Truth. If you buy struts, then you can make some of your money back by selling the coils. Thats what I did


----------



## chrisVWkitch (Jan 15, 2010)

SuperBacon said:


> firstly, the bag over coil will only work in the front. The rears need a chapman style strut, like an Airlift strut. I would talk to Will at Bagriders, and he can probably hook you up with a BOC kit with everything you need.


I emailed him last night! Havent got a chance to check back with him though :thumbup: Thanks for the info!



.:Hinrichs:. said:


> check the fs section...lots of kits usually for sale...my setup was and basically still is


I was browsing there last night! 



KyleRI said:


> ball hard. blow cash. buy the struts. unless you already have amazing riding coils. Rode in SuperBacons car the other day (nohomo) and it rode better than any stock mk3 at 35 psi aka still pretty low.


Yea I'll def look into that! I just have a set of brand new struts that I could use :thumbup:


----------



## chrisVWkitch (Jan 15, 2010)

Also, who makes a good analog management system? I was told to look into what type of managment i wanted before anything!


----------



## KyleRI (Nov 11, 2008)

chrisVWkitch said:


> Also, who makes a good analog management system? I was told to look into what type of managment i wanted before anything!

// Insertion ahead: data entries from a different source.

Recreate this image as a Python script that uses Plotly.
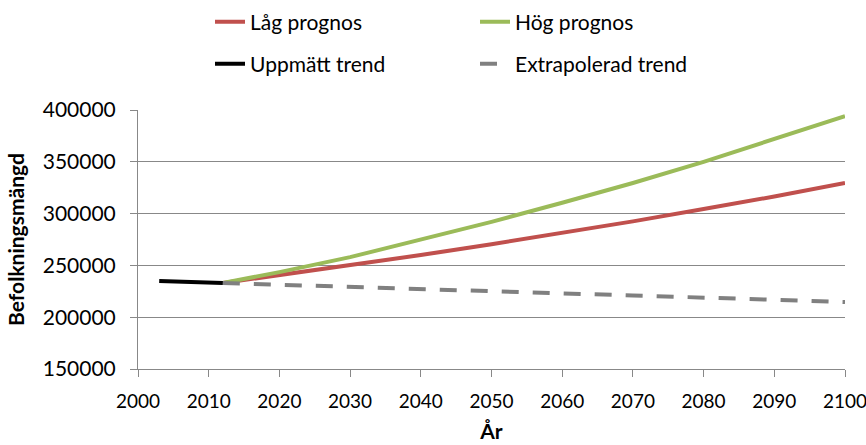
import plotly.graph_objects as go

years_meas = [2003, 2005, 2008, 2010, 2012]
meas = [235000, 234500, 233800, 233400, 233000]

years_proj = [2012, 2020, 2030, 2040, 2050, 2060, 2070, 2080, 2090, 2100]
low = [233000, 240500, 250000, 260000, 270500, 281500, 292500, 304500, 316500, 329500]
high = [233000, 243500, 258000, 275000, 292000, 310500, 329500, 350000, 371500, 394000]
extrap = [233000, 231500, 229500, 227000, 225000, 223000, 221000, 219000, 217000, 214700]

FONT = "Lato"
FS = 21
fig = go.Figure()
fig.add_trace(go.Scatter(x=years_proj, y=low, mode="lines", name="Låg prognos",
                         line=dict(color="#C0504D", width=4), legend="legend"))
fig.add_trace(go.Scatter(x=years_proj, y=high, mode="lines", name="Hög prognos",
                         line=dict(color="#9BBB59", width=4), legend="legend"))
fig.add_trace(go.Scatter(x=years_proj, y=extrap, mode="lines", name="Extrapolerad trend",
                         line=dict(color="#808080", width=4, dash="17px,14px"), legend="legend2"))
fig.add_trace(go.Scatter(x=years_meas, y=meas, mode="lines", name="Uppmätt trend",
                         line=dict(color="#000000", width=4), legend="legend2"))

leg_common = dict(orientation="h", x=210/866, xref="container", xanchor="left",
                  yref="container", yanchor="middle",
                  entrywidth=220, entrywidthmode="pixels",
                  font=dict(size=FS), itemwidth=30, bgcolor="rgba(0,0,0,0)")

fig.update_layout(
    width=866, height=445,
    margin=dict(l=138, r=21, t=110, b=76),
    plot_bgcolor="white", paper_bgcolor="white",
    font=dict(family=FONT, size=FS, color="#000000"),
    legend=dict(**leg_common, y=1 - 22/445, traceorder="normal"),
    legend2=dict(**leg_common, y=1 - 64/445, traceorder="reversed"),
    xaxis=dict(range=[2000, 2100], tickmode="array",
               tickvals=list(range(2000, 2101, 10)),
               showgrid=False, showline=True, linecolor="#888888", linewidth=1,
               ticks="outside", ticklen=7, tickcolor="#888888", zeroline=False,
               ticklabelstandoff=8, automargin=False, tickfont=dict(size=19),
               ticklabeloverflow="allow",
               title=dict(text="<b>År</b>", font=dict(size=FS), standoff=13)),
    yaxis=dict(range=[150000, 400000], tickmode="array",
               tickvals=[150000, 200000, 250000, 300000, 350000, 400000],
               ticktext=["150000", "200000", "250000", "300000", "350000", "400000"],
               showgrid=True, gridcolor="#888888", gridwidth=1,
               showline=True, linecolor="#888888", linewidth=1,
               ticks="outside", ticklen=7, tickcolor="#888888", zeroline=False,
               ticklabelstandoff=10, automargin=False,
               title=dict(text="<b>Befolkningsmängd</b>", font=dict(size=FS), standoff=12)),
)

fig.write_html("out.html", config={"displayModeBar": False},
               post_script="document.body.style.margin='0';document.body.style.overflow='hidden';")
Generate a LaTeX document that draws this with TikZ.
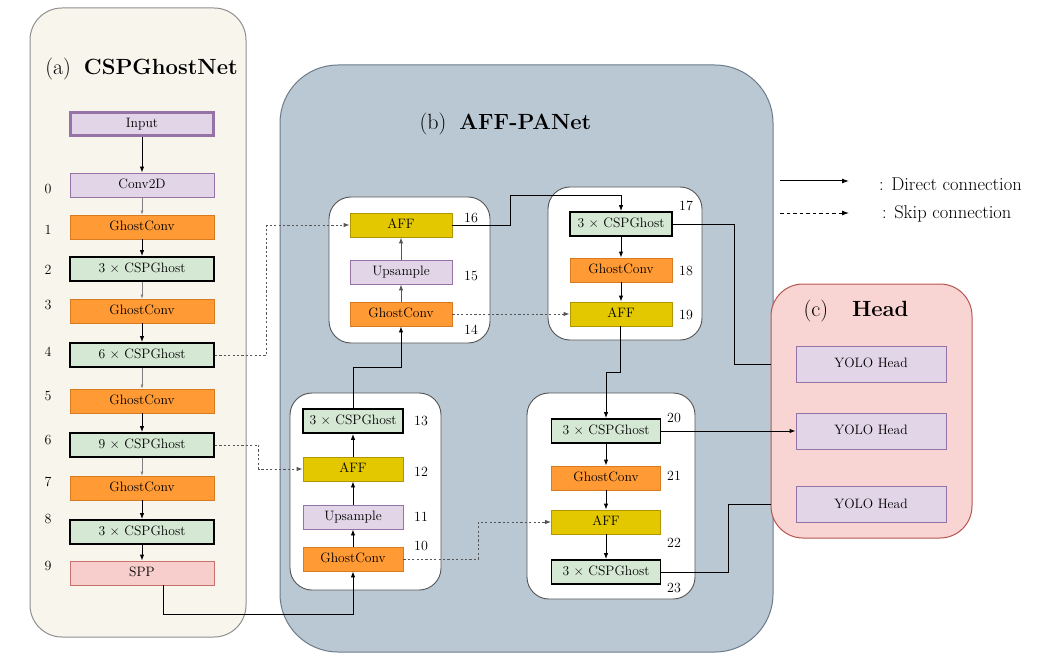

Check out Bagriders. Great selection over there. as far as analog goes you can go with a airlift analog setup. 

OR you could go switchspeed analog, which is the best of both digital and analog world. All the control you could want, with analog gauges, built in flow controls into the management, list goes on, but itll run you almost as much as Autopilot. In my opinion, its the ultimate setup for a mk3.

But talk to Will at Bagriders. Good dude :thumbup:


----------



## chrisVWkitch (Jan 15, 2010)

KyleRI said:


> Check out Bagriders. Great selection over there. as far as analog goes you can go with a airlift analog setup.
> 
> OR you could go switchspeed analog, which is the best of both digital and analog world. All the control you could want, with analog gauges, built in flow controls into the management, list goes on, but itll run you almost as much as Autopilot. In my opinion, its the ultimate setup for a mk3.
> 
> But talk to Will at Bagriders. Good dude :thumbup:


Thanks for the info man :thumbup:


----------



## nap83 (Jun 24, 2007)

a good amount of research is just what you need  browse the older threads or chat with [email protected] and he'll set you straight :thumbup:


----------



## NDubber (Sep 11, 2006)

I do air in the pnw. Pm me i will get you setup locally.:thumbup:


----------



## 16v_HOR (Jul 21, 2005)

Air Lift. /thread


----------